Established in the year 1893 by a five-member committee, the chamber, which is the oldest collective of trade organisations in the island nation, today has grown to become the primary voice of the private sector.
Since its establishment, the CCC has diversified its services across the field; from taking a primary interest in the sale of tea, rubber and spices and commencing auctions that have been held continuously to this day, the chamber offers secretarial services to 21 affiliated associations, has a computerized business information portal, organises conferences, seminars and events on a regular basis and issues certificates of origin and provides authentication of quality survey reports.
The chamber has over 600 members, out of which, 29 organisations have been in existence for over 100 years.

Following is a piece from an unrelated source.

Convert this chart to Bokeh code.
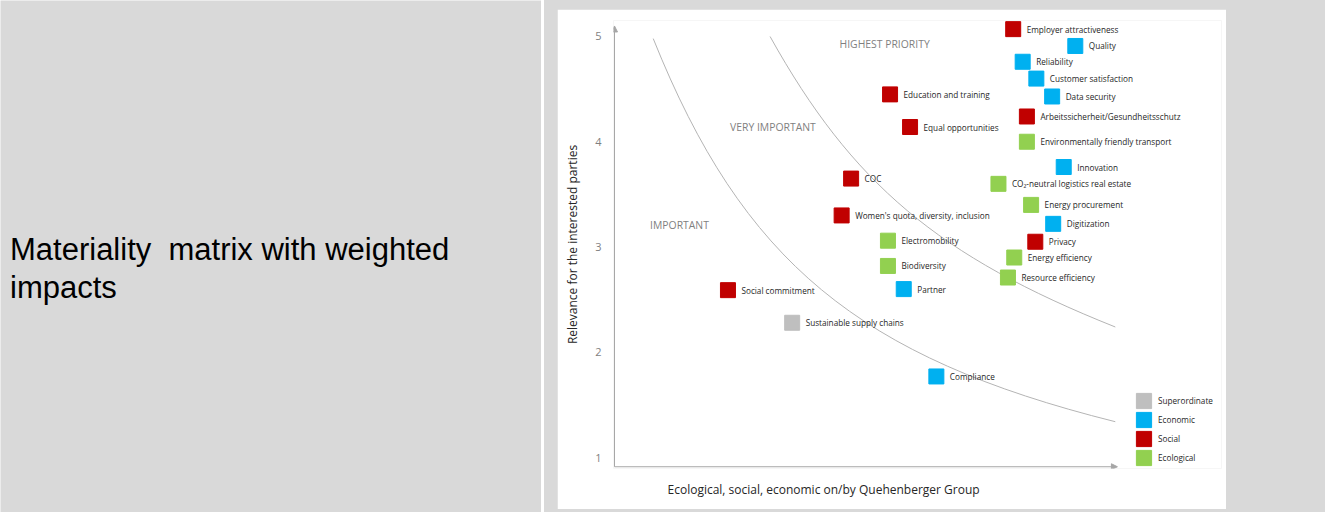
from bokeh.plotting import figure
from bokeh.models import (Label, Arrow, NormalHead, Legend, LegendItem, Title,
                          ColumnDataSource, FixedTicker, Range1d)
from bokeh.layouts import row, column
from bokeh.core.properties import value
from bokeh.embed import file_html
from bokeh.resources import INLINE

# ---------------- data ----------------
topics = ["Employer attractiveness", "Quality", "Reliability", "Customer satisfaction",
          "Data security", "Education and training", "Arbeitssicherheit/Gesundheitsschutz",
          "Equal opportunities", "Environmentally friendly transport", "Innovation", "COC",
          "CO\u2082-neutral logistics real estate", "Energy procurement",
          "Women's quota, diversity, inclusion", "Digitization", "Electromobility", "Privacy",
          "Energy efficiency", "Resource efficiency", "Biodiversity", "Partner",
          "Social commitment", "Sustainable supply chains", "Compliance"]
impact = [4.70, 5.29, 4.79, 4.92, 5.07, 3.53, 4.83, 3.72, 4.83, 5.18, 3.16, 4.56, 4.87,
          3.07, 5.08, 3.51, 4.91, 4.71, 4.65, 3.51, 3.66, 1.99, 2.60, 3.97]
relevance = [5.07, 4.91, 4.76, 4.60, 4.43, 4.45, 4.24, 4.14, 4.00, 3.76, 3.65, 3.60, 3.40,
             3.30, 3.22, 3.06, 3.05, 2.90, 2.71, 2.82, 2.60, 2.59, 2.28, 1.77]
category = ["Social", "Economic", "Economic", "Economic", "Economic", "Social", "Social",
            "Social", "Ecological", "Economic", "Social", "Ecological", "Ecological", "Social",
            "Economic", "Ecological", "Social", "Ecological", "Ecological", "Ecological",
            "Economic", "Social", "Superordinate", "Economic"]

legend_order = ["Superordinate", "Economic", "Social", "Ecological"]
legend_colors = ["#BFBFBF", "#00B0F0", "#C00000", "#92D050"]

zone_names = ["HIGHEST PRIORITY", "VERY IMPORTANT", "IMPORTANT"]
zone_x = [3.05, 2.01, 1.25]
zone_y = [4.93, 4.14, 3.21]

# priority boundary curves (cubic Bezier: start, control 1, control 2, end)
bound_x0 = [1.28, 2.39]
bound_y0 = [4.98, 5.00]
bound_cx0 = [2.13, 3.17]
bound_cy0 = [2.86, 3.60]
bound_cx1 = [3.23, 3.99]
bound_cy1 = [1.95, 2.91]
bound_x1 = [5.67, 5.67]
bound_y1 = [1.34, 2.24]

y_ticks = [1, 2, 3, 4, 5]

x_title = "Ecological, social, economic on/by Quehenberger Group"
y_title = "Relevance for the interested parties"
title_lines = ["Materiality\u00a0 matrix with weighted", "impacts"]

# ---------------- styles ----------------
GRAY_BG = "#d9d9d9"
AXIS_GRAY = "#a6a6a6"
FONT = "Open Sans"

# ---------------- left panel ----------------
left = figure(width=541, height=512, x_range=Range1d(0, 541), y_range=Range1d(0, 512),
              toolbar_location=None, output_backend="svg", x_axis_type=None,
              y_axis_type=None, min_border=0, background_fill_color=GRAY_BG,
              border_fill_color=GRAY_BG, outline_line_color=None)
left.grid.visible = False
for i, t in enumerate(title_lines):
    left.add_layout(Label(x=9.5, y=263.5 - 38 * i, x_units="screen", y_units="screen",
                          text=t, text_font="Liberation Sans", text_font_size="31px",
                          text_color="#000000", text_baseline="alphabetic"))

# ---------------- chart ----------------
x_axis_at = 0.912
y_axis_at = 0.912
x_arrow_end = 5.69
y_arrow_end = 5.10

p = figure(width=669, height=500, toolbar_location=None, output_backend="svg",
           x_range=Range1d(0.9025, 6.679), y_range=Range1d(0.8955, 5.152),
           x_axis_type=None,
           min_border_left=56, min_border_right=5, min_border_top=11, min_border_bottom=41,
           background_fill_color="white", border_fill_color="white",
           outline_line_color=None, margin=(9, 0, 0, 13))
p.grid.visible = False

p.yaxis.ticker = FixedTicker(ticks=y_ticks)
p.yaxis.axis_line_color = None
p.yaxis.major_tick_out = 0
p.yaxis.major_tick_in = 0
p.yaxis.minor_tick_out = 0
p.yaxis.minor_tick_in = 0
p.yaxis.major_label_standoff = 12
p.yaxis.major_label_text_font = FONT
p.yaxis.major_label_text_font_size = "11px"
p.yaxis.major_label_text_color = "#7f7f7f"
p.yaxis.axis_label = y_title
p.yaxis.axis_label_standoff = 11
p.yaxis.axis_label_text_font = FONT
p.yaxis.axis_label_text_font_size = "12px"
p.yaxis.axis_label_text_font_style = "normal"
p.yaxis.axis_label_text_color = "#262626"

# x-axis title under the axis, starting where it does in the original slide
p.add_layout(Title(text=x_title, align="left", offset=54, standoff=21,
                   text_font=FONT, text_font_size="12px", text_font_style="normal",
                   text_color="#262626"), "below")

# axes with arrow heads
p.add_layout(Arrow(x_start=x_axis_at, y_start=y_axis_at, x_end=x_arrow_end, y_end=y_axis_at,
                   line_color=AXIS_GRAY, line_width=1,
                   end=NormalHead(size=6, fill_color=AXIS_GRAY, line_color=AXIS_GRAY)))
p.add_layout(Arrow(x_start=x_axis_at, y_start=y_axis_at, x_end=x_axis_at, y_end=y_arrow_end,
                   line_color=AXIS_GRAY, line_width=1,
                   end=NormalHead(size=6, fill_color=AXIS_GRAY, line_color=AXIS_GRAY)))

# priority boundary curves
p.bezier(x0=bound_x0, y0=bound_y0, x1=bound_x1, y1=bound_y1,
         cx0=bound_cx0, cy0=bound_cy0, cx1=bound_cx1, cy1=bound_cy1,
         line_color="#b4b4b4", line_width=1)

# zone labels
p.text(x=zone_x, y=zone_y, text=zone_names, text_font=value(FONT),
       text_font_size=value("10.4px"), text_color="#7f7f7f", text_baseline="middle",
       text_align="left")

# points by category
color_map = dict(zip(legend_order, legend_colors))
items = []
for cat in legend_order:
    idx = [i for i, c in enumerate(category) if c == cat]
    src = ColumnDataSource(dict(x=[impact[i] for i in idx], y=[relevance[i] for i in idx],
                                label=[topics[i] for i in idx]))
    r = p.rect(x="x", y="y", width=15, height=15, width_units="screen",
               height_units="screen", source=src, fill_color=color_map[cat],
               line_color=color_map[cat])
    items.append(LegendItem(label=cat, renderers=[r]))

all_src = ColumnDataSource(dict(x=impact, y=relevance, label=topics))
p.text(x="x", y="y", text="label", source=all_src, x_offset=13.5, text_baseline="middle",
       text_align="left", text_font=value(FONT), text_font_size=value("8.2px"),
       text_color="#262626")

legend = Legend(items=items, location=(521, 1), glyph_width=19, glyph_height=19,
                label_height=19, spacing=0, padding=0, margin=0, label_standoff=5,
                border_line_color=None, background_fill_alpha=0,
                label_text_font=FONT, label_text_font_size="8.2px",
                label_text_color="#262626")
p.add_layout(legend)

right = column(p, width=781, height=512, styles={"background-color": GRAY_BG})

layout = row(left, right, spacing=3)

open("out.html", "w").write(file_html(layout, INLINE))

The chamber also has a strong representation of the capital market with about 97 entities being listed on the CSE.
Commenting on the 18-decade anniversary, CCC Chairman Rajendra Theagarajah gave assurance to the private sector that the chamber would continue to play a pivotal role in advocating to provide fresh impetus to the private sector, which in turn would allow the national economy to reap the benefits of growth.
“The chamber has come a long way since its establishment. As the premier business chamber in the country, it plays a more important role in shaping policy and advocacy, thus pushing for economic growth.
We assure our members that there will be a continuum of our efforts,” said Theagarajah to the members of the CCC, at the bell ringing ceremony.
Whilst acknowledging that the CCC has played a key role in promoting cross-border investment to Sri Lanka and being in the forefront in uplifting the private sector, CSE CEO Rajeeva Bandaranaike asserted that it is imperative for the chamber to be more aggressive in its efforts.
“Businesses in Sri Lanka are operating in an extremely volatile environment. For this, there is a need to champion the policy reforms and thus we urge the chamber to continue its efforts in a more aggressive manner,” said Bandaranaike.
He also added that the CSE is looking forward towards greater collaboration with the CCC in the area of investments.